Cecilia Ruiz will be the student commencement speaker for the virtual Dec. 6 graduation recognition ceremony honoring all 2020 Northern Michigan University graduates. With the COVID-19 pandemic, NMU is offering one comprehensive celebration for May, August and December graduates. The ceremony will begin at 3 p.m.
“The general theme of my speech is that 2020 has been the most trying year of many people's lives,” said Ruiz. “As a class, we have managed to make it through those tough times, still managing to come out with our respective degrees—which was no easy feat.”
A native of Ludington, Mich., Ruiz entered NMU in 2016 as a first-generation college student and NMU Honors Program participant. In addition to academics, she came to train in the sport of weightlifting at the NMU U.S. Olympic Training Site.

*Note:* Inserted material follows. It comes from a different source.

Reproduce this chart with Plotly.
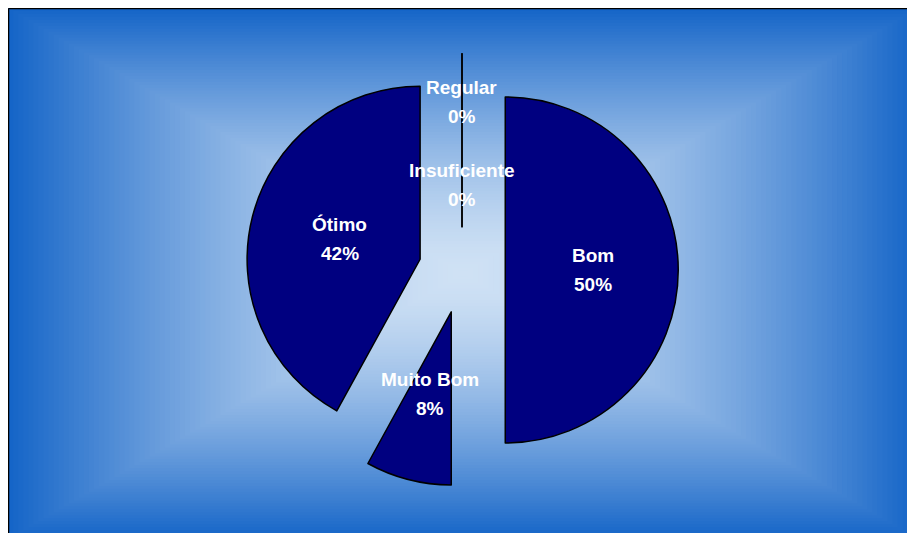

Ruiz was accepted to the McNair Scholars Program in her sophomore year. She conducted research under the direction of Psychological Science Department Head and Professor Adam Prus. The subject of Ruiz's research was how to create medications for schizophrenia patients that do not have as many negative side effects as the current ones. Ruiz's research assessed the effects of chronic oxytocin dosage on spatial memories.
“My McNair research was an amazing, pivotal experience in that it taught me that while I could do scientific research and be quite successful, it was not what I wanted to do for the rest of my life. For about one year, I worked in my lab every single day, as I worked with live animals. It was the hardest work I have ever done—researchers are truly another breed.”
Ruiz presented her research at the University of Maryland, the University of California, Los Angeles and multiple times at NMU. In 2019, she was the overall winner and the People's Choice award winner of the McNair portion of the Three Minute Thesis competition.
“In the sixth grade, I decided that I needed to start looking into future career paths,” she said. “After a lot of research, I settled on the goal of being a neurosurgeon. We know more about the oceans than we do about our own brains. However, I was mostly drawn to it because at this time in my life a few of my family members died of strokes, other brain injuries and even Alzheimer's disease.
“When I asked the doctors why they were dying, the doctors replied that it was because they didn't know how to fix it. Personally, I didn't like that answer, so I decided that I would be the one to figure it out. So, I have been riding the same dream since the sixth grade and it has never faltered.”
Ruiz spent four years studying cellular molecular neuroscience, but switched to general biology with a mathematics minor because it allowed her to graduate sooner and gave her a full year to focus on the medical school application process. She graduated in May 2020 and has been living in Marquette and working retail while applying to medical school.
Though she retired as a competitive athlete due to injury, Ruiz said she continues to train daily and keeps in mind the many lessons about both lifting and life she learned from her coach, Vance Newgard.